------ Data shown ------

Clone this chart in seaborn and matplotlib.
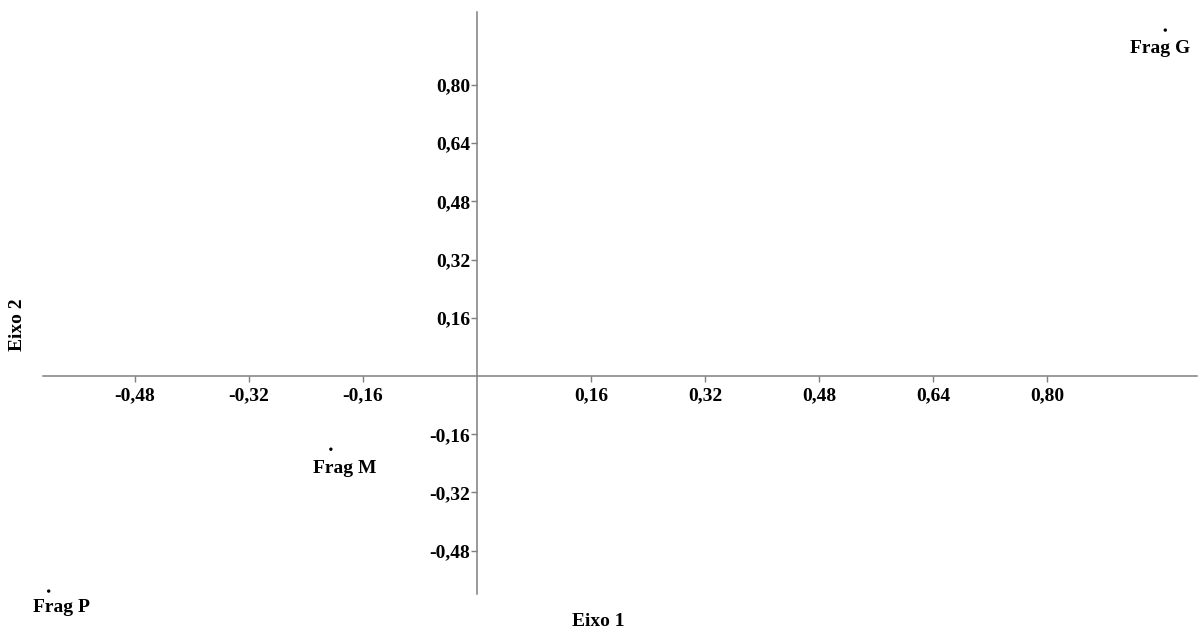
import matplotlib
matplotlib.use("Agg")
import matplotlib.pyplot as plt
import seaborn as sns
import pandas as pd
from matplotlib.ticker import FixedLocator, FixedFormatter

# ---- data ----
labels = ["Frag G", "Frag M", "Frag P"]
eixo1 = [0.966, -0.205, -0.601]
eixo2 = [0.951, -0.201, -0.591]

xticks = [-0.48, -0.32, -0.16, 0.16, 0.32, 0.48, 0.64, 0.80]
xticklabels = ["-0,48", "-0,32", "-0,16", "0,16", "0,32", "0,48", "0,64", "0,80"]
yticks = [-0.48, -0.32, -0.16, 0.16, 0.32, 0.48, 0.64, 0.80]
yticklabels = ["-0,48", "-0,32", "-0,16", "0,16", "0,32", "0,48", "0,64", "0,80"]

df = pd.DataFrame({"Eixo 1": eixo1, "Eixo 2": eixo2, "label": labels})

sns.set_theme(style="white")
plt.rcParams["font.family"] = ["Liberation Serif", "DejaVu Serif"]
plt.rcParams["font.weight"] = "bold"

fig = plt.figure(figsize=(12.03, 6.32), dpi=100)
ax = fig.add_axes([43 / 1203, 38 / 632, 1154 / 1203, 582 / 632])

sns.scatterplot(data=df, x="Eixo 1", y="Eixo 2", ax=ax, color="black",
                s=6, edgecolor="none", legend=False)

ax.set_xlim(-0.609, 1.0105)
ax.set_ylim(-0.599, 1.0007)

# centered spines
for side in ["top", "right"]:
    ax.spines[side].set_visible(False)
ax.spines["left"].set_position(("data", 0))
ax.spines["bottom"].set_position(("data", 0))
for side in ["left", "bottom"]:
    ax.spines[side].set_color("#7f7f7f")
    ax.spines[side].set_linewidth(1.1)

ax.xaxis.set_major_locator(FixedLocator(xticks))
ax.xaxis.set_major_formatter(FixedFormatter(xticklabels))
ax.yaxis.set_major_locator(FixedLocator(yticks))
ax.yaxis.set_major_formatter(FixedFormatter(yticklabels))

ax.tick_params(axis="x", direction="out", length=4, width=1, color="#7f7f7f",
               pad=4, labelsize=14, bottom=True)
ax.tick_params(axis="y", direction="out", length=4.5, width=1, color="#7f7f7f",
               pad=0.5, labelsize=14, left=True)
for t in ax.get_xticklabels() + ax.get_yticklabels():
    t.set_fontweight("bold")
    t.set_color("black")

ax.set_xlabel("Eixo 1", fontsize=14, fontweight="bold", color="black")
ax.set_ylabel("Eixo 2", fontsize=14, fontweight="bold", color="black")
ax.xaxis.set_label_coords((598 - 43) / 1154, (594 - 622) / 582)
ax.yaxis.set_label_coords((18 - 43) / 1154, (594 - 325) / 582)
ax.xaxis.label.set_va("center")
ax.yaxis.label.set_va("center")

offsets = {"Frag G": (-4, -13), "Frag M": (10, -14), "Frag P": (9, -12)}
for lab, x, y in zip(labels, eixo1, eixo2):
    ax.annotate(lab, (x, y), xytext=offsets[lab], textcoords="offset points",
                ha="center", va="center", fontsize=14, fontweight="bold",
                color="black", annotation_clip=False)

ax.grid(False)
fig.savefig("out.png", dpi=100, facecolor="white")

------

* Stated problem
Scan the listing above for the word "matplotlib" and copy every line that holds it.

* The solution
Clone this chart in seaborn and matplotlib.
import matplotlib
matplotlib.use("Agg")
import matplotlib.pyplot as plt
from matplotlib.ticker import FixedLocator, FixedFormatter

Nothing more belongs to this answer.